— Task details —
Below is a listing; write it out exactly and drop any images from it.

— Collected data —
━━━━━━━━

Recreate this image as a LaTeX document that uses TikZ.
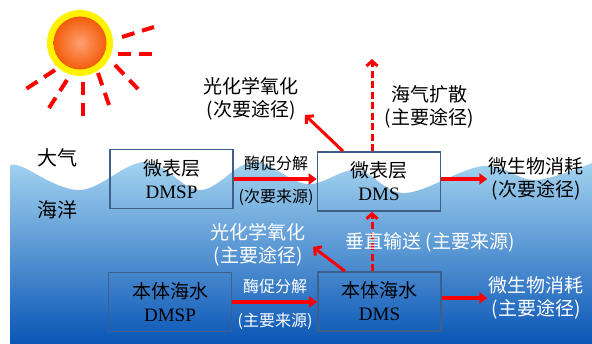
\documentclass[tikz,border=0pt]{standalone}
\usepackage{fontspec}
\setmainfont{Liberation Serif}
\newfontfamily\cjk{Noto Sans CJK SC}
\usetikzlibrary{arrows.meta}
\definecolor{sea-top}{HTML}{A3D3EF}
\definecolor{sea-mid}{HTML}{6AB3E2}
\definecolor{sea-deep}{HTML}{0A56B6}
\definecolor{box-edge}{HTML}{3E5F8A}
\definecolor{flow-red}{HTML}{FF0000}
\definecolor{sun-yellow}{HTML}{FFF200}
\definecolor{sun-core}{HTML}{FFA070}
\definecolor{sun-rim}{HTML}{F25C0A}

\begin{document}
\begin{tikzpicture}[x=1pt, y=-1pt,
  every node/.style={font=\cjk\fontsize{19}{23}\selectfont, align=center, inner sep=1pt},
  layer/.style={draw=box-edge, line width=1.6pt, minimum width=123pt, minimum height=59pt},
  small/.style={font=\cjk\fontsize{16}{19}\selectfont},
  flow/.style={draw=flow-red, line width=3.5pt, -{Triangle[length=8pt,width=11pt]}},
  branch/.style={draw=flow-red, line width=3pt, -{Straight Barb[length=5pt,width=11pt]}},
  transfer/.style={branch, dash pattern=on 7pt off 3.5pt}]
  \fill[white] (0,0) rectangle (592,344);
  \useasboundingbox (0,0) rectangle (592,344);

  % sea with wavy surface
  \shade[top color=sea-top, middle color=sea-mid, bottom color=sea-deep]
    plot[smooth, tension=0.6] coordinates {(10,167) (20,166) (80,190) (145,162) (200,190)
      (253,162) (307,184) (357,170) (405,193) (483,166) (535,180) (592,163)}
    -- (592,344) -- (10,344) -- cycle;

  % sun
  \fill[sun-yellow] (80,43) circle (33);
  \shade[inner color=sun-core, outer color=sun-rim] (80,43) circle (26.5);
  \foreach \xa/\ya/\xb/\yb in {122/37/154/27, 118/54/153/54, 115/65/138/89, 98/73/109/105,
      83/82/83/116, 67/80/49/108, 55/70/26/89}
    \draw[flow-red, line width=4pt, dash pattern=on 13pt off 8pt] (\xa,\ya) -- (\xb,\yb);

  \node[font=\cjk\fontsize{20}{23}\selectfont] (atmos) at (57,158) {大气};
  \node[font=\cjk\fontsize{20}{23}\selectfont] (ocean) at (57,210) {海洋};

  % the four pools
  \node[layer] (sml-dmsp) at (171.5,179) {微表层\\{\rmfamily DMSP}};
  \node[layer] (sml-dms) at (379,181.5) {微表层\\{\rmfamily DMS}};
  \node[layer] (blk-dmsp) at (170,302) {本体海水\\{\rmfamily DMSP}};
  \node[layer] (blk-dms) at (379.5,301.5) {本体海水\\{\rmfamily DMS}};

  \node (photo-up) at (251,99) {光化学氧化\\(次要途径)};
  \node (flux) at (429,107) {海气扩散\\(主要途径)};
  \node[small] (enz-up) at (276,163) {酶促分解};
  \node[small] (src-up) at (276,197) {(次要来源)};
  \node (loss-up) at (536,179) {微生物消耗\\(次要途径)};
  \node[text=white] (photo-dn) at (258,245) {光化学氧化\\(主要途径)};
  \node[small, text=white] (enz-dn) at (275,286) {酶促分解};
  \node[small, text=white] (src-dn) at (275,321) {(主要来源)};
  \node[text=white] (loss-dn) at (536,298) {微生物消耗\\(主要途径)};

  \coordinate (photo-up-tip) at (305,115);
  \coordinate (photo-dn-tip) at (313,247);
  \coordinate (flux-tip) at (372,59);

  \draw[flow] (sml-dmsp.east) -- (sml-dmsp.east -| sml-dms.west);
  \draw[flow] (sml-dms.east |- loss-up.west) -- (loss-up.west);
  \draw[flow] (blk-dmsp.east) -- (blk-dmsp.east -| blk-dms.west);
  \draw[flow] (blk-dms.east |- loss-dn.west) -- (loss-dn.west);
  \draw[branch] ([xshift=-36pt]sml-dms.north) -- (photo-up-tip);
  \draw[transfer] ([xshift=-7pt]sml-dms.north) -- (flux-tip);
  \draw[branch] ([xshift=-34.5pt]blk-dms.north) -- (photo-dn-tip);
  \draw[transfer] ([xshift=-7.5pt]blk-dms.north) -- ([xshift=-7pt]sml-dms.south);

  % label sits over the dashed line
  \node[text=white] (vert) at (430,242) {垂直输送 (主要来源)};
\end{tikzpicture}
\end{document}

━━━━━━━━

— Exercise solution —
Recreate this image as a LaTeX document that uses TikZ.
\documentclass[tikz,border=0pt]{standalone}
\usepackage{fontspec}
\setmainfont{Liberation Serif}
\newfontfamily\cjk{Noto Sans CJK SC}
\usetikzlibrary{arrows.meta}
\definecolor{sea-top}{HTML}{A3D3EF}
\definecolor{sea-mid}{HTML}{6AB3E2}
\definecolor{sea-deep}{HTML}{0A56B6}
\definecolor{box-edge}{HTML}{3E5F8A}
\definecolor{flow-red}{HTML}{FF0000}
\definecolor{sun-yellow}{HTML}{FFF200}
\definecolor{sun-core}{HTML}{FFA070}
\definecolor{sun-rim}{HTML}{F25C0A}

\begin{document}
\begin{tikzpicture}[x=1pt, y=-1pt,
  every node/.style={font=\cjk\fontsize{19}{23}\selectfont, align=center, inner sep=1pt},
  layer/.style={draw=box-edge, line width=1.6pt, minimum width=123pt, minimum height=59pt},
  small/.style={font=\cjk\fontsize{16}{19}\selectfont},
  flow/.style={draw=flow-red, line width=3.5pt, -{Triangle[length=8pt,width=11pt]}},
  branch/.style={draw=flow-red, line width=3pt, -{Straight Barb[length=5pt,width=11pt]}},
  transfer/.style={branch, dash pattern=on 7pt off 3.5pt}]
  \fill[white] (0,0) rectangle (592,344);
  \useasboundingbox (0,0) rectangle (592,344);

  % sea with wavy surface
  \shade[top color=sea-top, middle color=sea-mid, bottom color=sea-deep]
    plot[smooth, tension=0.6] coordinates {(10,167) (20,166) (80,190) (145,162) (200,190)
      (253,162) (307,184) (357,170) (405,193) (483,166) (535,180) (592,163)}
    -- (592,344) -- (10,344) -- cycle;

  % sun
  \fill[sun-yellow] (80,43) circle (33);
  \shade[inner color=sun-core, outer color=sun-rim] (80,43) circle (26.5);
  \foreach \xa/\ya/\xb/\yb in {122/37/154/27, 118/54/153/54, 115/65/138/89, 98/73/109/105,
      83/82/83/116, 67/80/49/108, 55/70/26/89}
    \draw[flow-red, line width=4pt, dash pattern=on 13pt off 8pt] (\xa,\ya) -- (\xb,\yb);

  \node[font=\cjk\fontsize{20}{23}\selectfont] (atmos) at (57,158) {大气};
  \node[font=\cjk\fontsize{20}{23}\selectfont] (ocean) at (57,210) {海洋};

  % the four pools
  \node[layer] (sml-dmsp) at (171.5,179) {微表层\\{\rmfamily DMSP}};
  \node[layer] (sml-dms) at (379,181.5) {微表层\\{\rmfamily DMS}};
  \node[layer] (blk-dmsp) at (170,302) {本体海水\\{\rmfamily DMSP}};
  \node[layer] (blk-dms) at (379.5,301.5) {本体海水\\{\rmfamily DMS}};

  \node (photo-up) at (251,99) {光化学氧化\\(次要途径)};
  \node (flux) at (429,107) {海气扩散\\(主要途径)};
  \node[small] (enz-up) at (276,163) {酶促分解};
  \node[small] (src-up) at (276,197) {(次要来源)};
  \node (loss-up) at (536,179) {微生物消耗\\(次要途径)};
  \node[text=white] (photo-dn) at (258,245) {光化学氧化\\(主要途径)};
  \node[small, text=white] (enz-dn) at (275,286) {酶促分解};
  \node[small, text=white] (src-dn) at (275,321) {(主要来源)};
  \node[text=white] (loss-dn) at (536,298) {微生物消耗\\(主要途径)};

  \coordinate (photo-up-tip) at (305,115);
  \coordinate (photo-dn-tip) at (313,247);
  \coordinate (flux-tip) at (372,59);

  \draw[flow] (sml-dmsp.east) -- (sml-dmsp.east -| sml-dms.west);
  \draw[flow] (sml-dms.east |- loss-up.west) -- (loss-up.west);
  \draw[flow] (blk-dmsp.east) -- (blk-dmsp.east -| blk-dms.west);
  \draw[flow] (blk-dms.east |- loss-dn.west) -- (loss-dn.west);
  \draw[branch] ([xshift=-36pt]sml-dms.north) -- (photo-up-tip);
  \draw[transfer] ([xshift=-7pt]sml-dms.north) -- (flux-tip);
  \draw[branch] ([xshift=-34.5pt]blk-dms.north) -- (photo-dn-tip);
  \draw[transfer] ([xshift=-7.5pt]blk-dms.north) -- ([xshift=-7pt]sml-dms.south);

  % label sits over the dashed line
  \node[text=white] (vert) at (430,242) {垂直输送 (主要来源)};
\end{tikzpicture}
\end{document}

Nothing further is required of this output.